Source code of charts
☆ ☆ ☆ ☆
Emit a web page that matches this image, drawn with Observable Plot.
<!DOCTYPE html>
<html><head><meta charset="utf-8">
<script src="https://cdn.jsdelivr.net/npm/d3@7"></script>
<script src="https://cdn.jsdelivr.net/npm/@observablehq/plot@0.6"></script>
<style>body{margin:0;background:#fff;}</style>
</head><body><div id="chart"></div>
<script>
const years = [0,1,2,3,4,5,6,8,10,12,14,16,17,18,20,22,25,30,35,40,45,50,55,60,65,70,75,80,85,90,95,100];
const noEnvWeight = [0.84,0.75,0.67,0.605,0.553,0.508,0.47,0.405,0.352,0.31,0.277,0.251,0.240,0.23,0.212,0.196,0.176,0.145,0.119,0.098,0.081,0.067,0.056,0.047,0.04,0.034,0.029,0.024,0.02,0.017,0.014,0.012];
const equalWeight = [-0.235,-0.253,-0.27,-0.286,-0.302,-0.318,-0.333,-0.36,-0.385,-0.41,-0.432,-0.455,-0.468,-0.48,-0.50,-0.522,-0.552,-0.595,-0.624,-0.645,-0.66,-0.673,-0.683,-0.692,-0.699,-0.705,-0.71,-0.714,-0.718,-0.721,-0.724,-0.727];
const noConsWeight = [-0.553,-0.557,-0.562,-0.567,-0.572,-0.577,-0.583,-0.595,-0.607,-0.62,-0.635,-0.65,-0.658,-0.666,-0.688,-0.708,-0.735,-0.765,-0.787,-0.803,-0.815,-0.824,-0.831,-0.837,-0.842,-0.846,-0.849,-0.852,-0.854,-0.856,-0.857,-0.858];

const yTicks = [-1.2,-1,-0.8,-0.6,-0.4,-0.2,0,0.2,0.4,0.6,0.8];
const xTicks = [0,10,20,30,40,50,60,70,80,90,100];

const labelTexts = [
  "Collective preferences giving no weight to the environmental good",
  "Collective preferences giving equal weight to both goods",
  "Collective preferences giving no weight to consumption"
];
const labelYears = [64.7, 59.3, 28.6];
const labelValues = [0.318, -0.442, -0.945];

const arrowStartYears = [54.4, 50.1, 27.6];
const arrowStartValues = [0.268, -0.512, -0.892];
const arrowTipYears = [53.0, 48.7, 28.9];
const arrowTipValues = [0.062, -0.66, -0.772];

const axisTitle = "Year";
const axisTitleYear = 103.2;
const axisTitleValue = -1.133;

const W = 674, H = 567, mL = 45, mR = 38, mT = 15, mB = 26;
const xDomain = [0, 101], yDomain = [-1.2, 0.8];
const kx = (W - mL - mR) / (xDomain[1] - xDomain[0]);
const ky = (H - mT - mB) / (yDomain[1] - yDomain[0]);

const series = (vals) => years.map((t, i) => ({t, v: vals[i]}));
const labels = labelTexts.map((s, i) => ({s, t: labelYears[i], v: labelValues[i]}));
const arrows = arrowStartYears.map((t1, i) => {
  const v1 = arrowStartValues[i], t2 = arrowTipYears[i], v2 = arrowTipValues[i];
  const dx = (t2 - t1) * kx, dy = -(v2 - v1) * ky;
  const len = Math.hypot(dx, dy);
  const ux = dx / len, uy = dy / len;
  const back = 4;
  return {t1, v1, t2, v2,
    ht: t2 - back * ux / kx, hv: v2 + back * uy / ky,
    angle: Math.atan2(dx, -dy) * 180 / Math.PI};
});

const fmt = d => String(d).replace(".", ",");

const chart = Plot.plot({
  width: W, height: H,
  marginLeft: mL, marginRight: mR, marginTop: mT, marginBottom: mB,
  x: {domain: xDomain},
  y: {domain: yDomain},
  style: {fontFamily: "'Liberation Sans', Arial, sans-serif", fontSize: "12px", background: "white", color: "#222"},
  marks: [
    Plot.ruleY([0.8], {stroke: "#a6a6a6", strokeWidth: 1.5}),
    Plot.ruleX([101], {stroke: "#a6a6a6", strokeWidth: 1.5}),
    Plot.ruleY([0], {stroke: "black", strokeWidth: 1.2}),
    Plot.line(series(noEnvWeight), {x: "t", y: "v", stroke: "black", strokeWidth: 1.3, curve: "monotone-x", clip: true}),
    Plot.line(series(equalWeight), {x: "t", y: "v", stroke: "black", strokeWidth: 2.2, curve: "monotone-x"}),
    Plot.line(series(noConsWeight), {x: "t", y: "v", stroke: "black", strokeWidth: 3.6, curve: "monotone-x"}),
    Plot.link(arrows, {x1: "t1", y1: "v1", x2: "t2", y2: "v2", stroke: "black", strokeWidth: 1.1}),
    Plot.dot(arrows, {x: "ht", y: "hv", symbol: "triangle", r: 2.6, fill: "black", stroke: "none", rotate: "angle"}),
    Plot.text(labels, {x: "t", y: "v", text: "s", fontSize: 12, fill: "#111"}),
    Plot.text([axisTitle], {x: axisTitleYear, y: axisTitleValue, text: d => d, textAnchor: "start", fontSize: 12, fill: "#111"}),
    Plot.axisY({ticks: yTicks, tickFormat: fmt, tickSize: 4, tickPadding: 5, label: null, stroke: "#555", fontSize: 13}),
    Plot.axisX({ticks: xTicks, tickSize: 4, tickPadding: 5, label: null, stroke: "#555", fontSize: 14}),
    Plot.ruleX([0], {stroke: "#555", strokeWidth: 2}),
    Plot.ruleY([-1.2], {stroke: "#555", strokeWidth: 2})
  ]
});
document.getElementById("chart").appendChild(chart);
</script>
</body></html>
☆ ☆ ☆ ☆
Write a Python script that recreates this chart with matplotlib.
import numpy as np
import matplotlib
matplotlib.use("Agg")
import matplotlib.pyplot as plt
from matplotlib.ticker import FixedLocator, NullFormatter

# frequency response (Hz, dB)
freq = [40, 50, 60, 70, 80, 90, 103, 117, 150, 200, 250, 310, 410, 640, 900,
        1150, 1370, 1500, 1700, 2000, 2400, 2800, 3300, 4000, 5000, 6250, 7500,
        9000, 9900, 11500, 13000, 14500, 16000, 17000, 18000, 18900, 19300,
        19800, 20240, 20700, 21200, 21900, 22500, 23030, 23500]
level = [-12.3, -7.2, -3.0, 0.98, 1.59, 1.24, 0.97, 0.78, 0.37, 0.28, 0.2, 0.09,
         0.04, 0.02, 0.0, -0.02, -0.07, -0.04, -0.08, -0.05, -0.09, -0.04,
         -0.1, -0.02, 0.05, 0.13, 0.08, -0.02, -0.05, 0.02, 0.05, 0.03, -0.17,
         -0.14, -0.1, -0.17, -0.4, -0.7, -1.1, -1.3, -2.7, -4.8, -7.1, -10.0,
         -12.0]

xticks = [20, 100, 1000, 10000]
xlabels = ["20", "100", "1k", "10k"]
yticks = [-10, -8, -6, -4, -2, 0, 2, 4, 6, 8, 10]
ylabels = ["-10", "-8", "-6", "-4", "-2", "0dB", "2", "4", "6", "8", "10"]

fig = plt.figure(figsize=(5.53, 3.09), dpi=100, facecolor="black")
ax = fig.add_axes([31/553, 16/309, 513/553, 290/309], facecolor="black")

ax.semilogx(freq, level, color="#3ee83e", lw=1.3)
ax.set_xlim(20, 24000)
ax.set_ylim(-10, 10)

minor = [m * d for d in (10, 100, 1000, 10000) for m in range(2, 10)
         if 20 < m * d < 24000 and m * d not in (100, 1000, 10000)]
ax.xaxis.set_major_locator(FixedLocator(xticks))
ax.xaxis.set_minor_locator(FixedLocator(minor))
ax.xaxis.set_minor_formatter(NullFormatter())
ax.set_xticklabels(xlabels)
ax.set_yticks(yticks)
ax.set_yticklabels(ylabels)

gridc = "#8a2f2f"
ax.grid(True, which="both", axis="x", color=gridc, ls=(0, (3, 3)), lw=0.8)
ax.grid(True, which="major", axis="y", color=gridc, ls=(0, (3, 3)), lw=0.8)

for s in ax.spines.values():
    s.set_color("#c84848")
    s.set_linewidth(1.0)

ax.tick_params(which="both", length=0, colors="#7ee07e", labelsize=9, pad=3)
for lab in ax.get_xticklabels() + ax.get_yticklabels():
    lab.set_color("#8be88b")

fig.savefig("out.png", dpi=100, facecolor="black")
☆ ☆ ☆ ☆
THE TASK: In the material above, locate the line containing "Write a Python" and the line containing "from matplotlib.ticker import". Transcribe exactly those two lines and every line between them, and nothing more.

WORKED ANSWER:
Write a Python script that recreates this chart with matplotlib.
import numpy as np
import matplotlib
matplotlib.use("Agg")
import matplotlib.pyplot as plt
from matplotlib.ticker import FixedLocator, NullFormatter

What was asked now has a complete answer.